COLLECTED MATERIAL:
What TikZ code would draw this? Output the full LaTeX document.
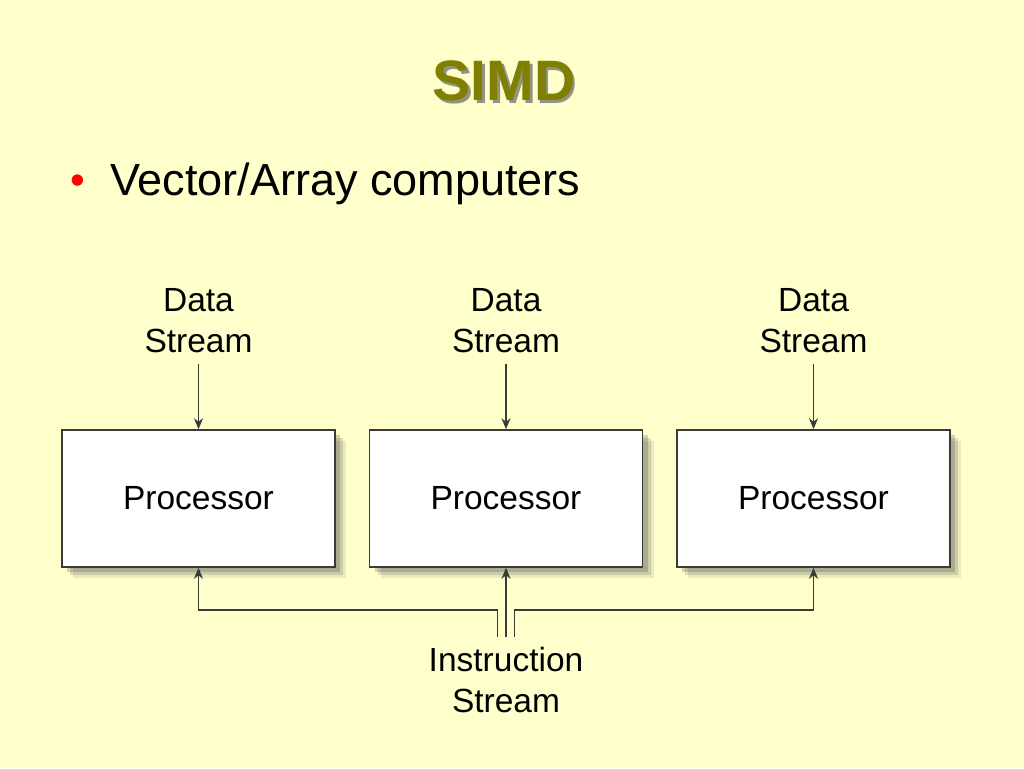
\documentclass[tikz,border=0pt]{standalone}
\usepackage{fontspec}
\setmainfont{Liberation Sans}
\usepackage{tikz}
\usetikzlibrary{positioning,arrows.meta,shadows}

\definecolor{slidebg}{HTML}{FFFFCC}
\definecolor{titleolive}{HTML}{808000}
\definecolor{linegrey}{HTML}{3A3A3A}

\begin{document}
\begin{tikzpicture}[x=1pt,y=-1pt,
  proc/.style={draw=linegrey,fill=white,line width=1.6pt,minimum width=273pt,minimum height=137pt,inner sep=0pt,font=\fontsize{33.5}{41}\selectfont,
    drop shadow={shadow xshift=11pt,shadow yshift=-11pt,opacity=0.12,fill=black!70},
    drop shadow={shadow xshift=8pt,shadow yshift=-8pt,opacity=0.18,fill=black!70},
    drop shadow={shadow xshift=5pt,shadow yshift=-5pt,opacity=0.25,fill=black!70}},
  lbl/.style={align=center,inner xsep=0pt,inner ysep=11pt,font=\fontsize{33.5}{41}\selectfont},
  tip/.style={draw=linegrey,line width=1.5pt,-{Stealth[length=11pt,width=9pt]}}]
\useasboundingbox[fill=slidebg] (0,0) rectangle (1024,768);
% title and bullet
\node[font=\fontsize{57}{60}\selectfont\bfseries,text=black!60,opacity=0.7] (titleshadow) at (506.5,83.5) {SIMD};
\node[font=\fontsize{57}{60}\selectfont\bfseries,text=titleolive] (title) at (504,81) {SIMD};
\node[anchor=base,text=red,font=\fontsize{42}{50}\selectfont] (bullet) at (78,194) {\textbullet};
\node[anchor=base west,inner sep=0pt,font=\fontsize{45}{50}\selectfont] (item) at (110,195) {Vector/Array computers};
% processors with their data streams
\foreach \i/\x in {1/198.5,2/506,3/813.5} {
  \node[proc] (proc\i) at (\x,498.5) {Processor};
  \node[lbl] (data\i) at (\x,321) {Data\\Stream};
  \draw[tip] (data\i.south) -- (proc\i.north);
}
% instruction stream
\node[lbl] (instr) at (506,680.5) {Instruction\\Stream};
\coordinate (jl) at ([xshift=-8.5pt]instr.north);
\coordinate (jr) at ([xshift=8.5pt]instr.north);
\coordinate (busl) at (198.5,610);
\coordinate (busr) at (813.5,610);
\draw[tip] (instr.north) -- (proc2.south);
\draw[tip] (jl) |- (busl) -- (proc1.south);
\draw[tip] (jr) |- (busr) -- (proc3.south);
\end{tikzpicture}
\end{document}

TASK BRIEF: Copy out the listing exactly as it stands, but not the pictures.

TASK SOLUTION:
What TikZ code would draw this? Output the full LaTeX document.
\documentclass[tikz,border=0pt]{standalone}
\usepackage{fontspec}
\setmainfont{Liberation Sans}
\usepackage{tikz}
\usetikzlibrary{positioning,arrows.meta,shadows}

\definecolor{slidebg}{HTML}{FFFFCC}
\definecolor{titleolive}{HTML}{808000}
\definecolor{linegrey}{HTML}{3A3A3A}

\begin{document}
\begin{tikzpicture}[x=1pt,y=-1pt,
  proc/.style={draw=linegrey,fill=white,line width=1.6pt,minimum width=273pt,minimum height=137pt,inner sep=0pt,font=\fontsize{33.5}{41}\selectfont,
    drop shadow={shadow xshift=11pt,shadow yshift=-11pt,opacity=0.12,fill=black!70},
    drop shadow={shadow xshift=8pt,shadow yshift=-8pt,opacity=0.18,fill=black!70},
    drop shadow={shadow xshift=5pt,shadow yshift=-5pt,opacity=0.25,fill=black!70}},
  lbl/.style={align=center,inner xsep=0pt,inner ysep=11pt,font=\fontsize{33.5}{41}\selectfont},
  tip/.style={draw=linegrey,line width=1.5pt,-{Stealth[length=11pt,width=9pt]}}]
\useasboundingbox[fill=slidebg] (0,0) rectangle (1024,768);
% title and bullet
\node[font=\fontsize{57}{60}\selectfont\bfseries,text=black!60,opacity=0.7] (titleshadow) at (506.5,83.5) {SIMD};
\node[font=\fontsize{57}{60}\selectfont\bfseries,text=titleolive] (title) at (504,81) {SIMD};
\node[anchor=base,text=red,font=\fontsize{42}{50}\selectfont] (bullet) at (78,194) {\textbullet};
\node[anchor=base west,inner sep=0pt,font=\fontsize{45}{50}\selectfont] (item) at (110,195) {Vector/Array computers};
% processors with their data streams
\foreach \i/\x in {1/198.5,2/506,3/813.5} {
  \node[proc] (proc\i) at (\x,498.5) {Processor};
  \node[lbl] (data\i) at (\x,321) {Data\\Stream};
  \draw[tip] (data\i.south) -- (proc\i.north);
}
% instruction stream
\node[lbl] (instr) at (506,680.5) {Instruction\\Stream};
\coordinate (jl) at ([xshift=-8.5pt]instr.north);
\coordinate (jr) at ([xshift=8.5pt]instr.north);
\coordinate (busl) at (198.5,610);
\coordinate (busr) at (813.5,610);
\draw[tip] (instr.north) -- (proc2.south);
\draw[tip] (jl) |- (busl) -- (proc1.south);
\draw[tip] (jr) |- (busr) -- (proc3.south);
\end{tikzpicture}
\end{document}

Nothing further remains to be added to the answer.